Japan Geoscience Union Meeting 2014

Presentation information

Oral

Symbol M (Multidisciplinary and Interdisciplinary) » M-IS Intersection

[M-IS21_28PM1] Biogeochemistry

Mon. Apr 28, 2014 2:15 PM - 4:00 PM 511 (5F)

Convener:*Muneoki Yoh(Tokyo University of Agriculture and Technology), Hideaki Shibata(Field Science Center fot Northern Biosphere, Hokkaido University), Naohiko Ohkouchi(Japan Agency for Marine-Earth Science and Technology), Youhei Yamashita(Faculty of Environmental Earth Science, Hokkaido University), Chair:Ichiro Tayasu(Center for Ecological Research, Kyoto University), Tomoya Iwata(Faculty of Life and Environmental Sciences, University of Yamanashi), Rota Wagai(National Institute for Agro-Environmental Sciences, Carbon & Nutrient Cycling Division), Kazuya Nishina(National Institute for Enviromental Studies)

3:45 PM - 4:00 PM

[MIS21-18] Effect of fertilizer use and N deposition on global terrestrial nitrogen cycling in 1960-2010

*Kazuya NISHINA1, Akihiko ITO1, Naota HANASAKI1, Yoshimitsu MASAKI1 (1.National Institute for Environmental Studies)

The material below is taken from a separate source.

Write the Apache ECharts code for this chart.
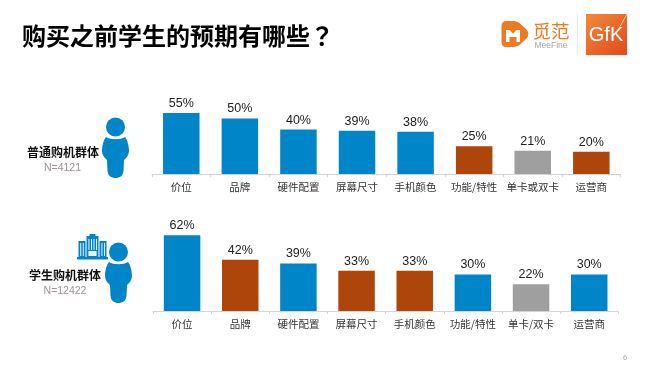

Keywords:N fertilizer, N deposition, N2O, Land use change, N leaching

Human activities have considerably disturbed terrestrial nitrogen cycling especially after the industrial revolution. Because Harbor-Bosch techniques and fossil fuel combustions have been large sources of reactive nitrogen to the terrestrial ecosystems. The recent N loading derived from these sources on terrestrial ecosystems was estimated 2 times higher than biogenic N fixation in terrestrial ecosystems (Gruber et al., 2009). In this study, we evaluated N fertilizer and N deposition on global terrestrial N cycling using ecosystem model 'VISIT' and global datasets. For the cropland, we made spatial temporal explicit N fertilizer input data (as NH4+ and NO3- respectively) made by FAO statistics, historical land-use dataset and global crop calendar in SAGE dataset. For N deposition, we used global grid data from Galloway et al. (2004) with simple interpolation in time-series. From the simulation results, we evaluated historical N cycling changes by land-use changes and N depositions in N cycling (e.g., N leaching, N2O, NO) at global scale.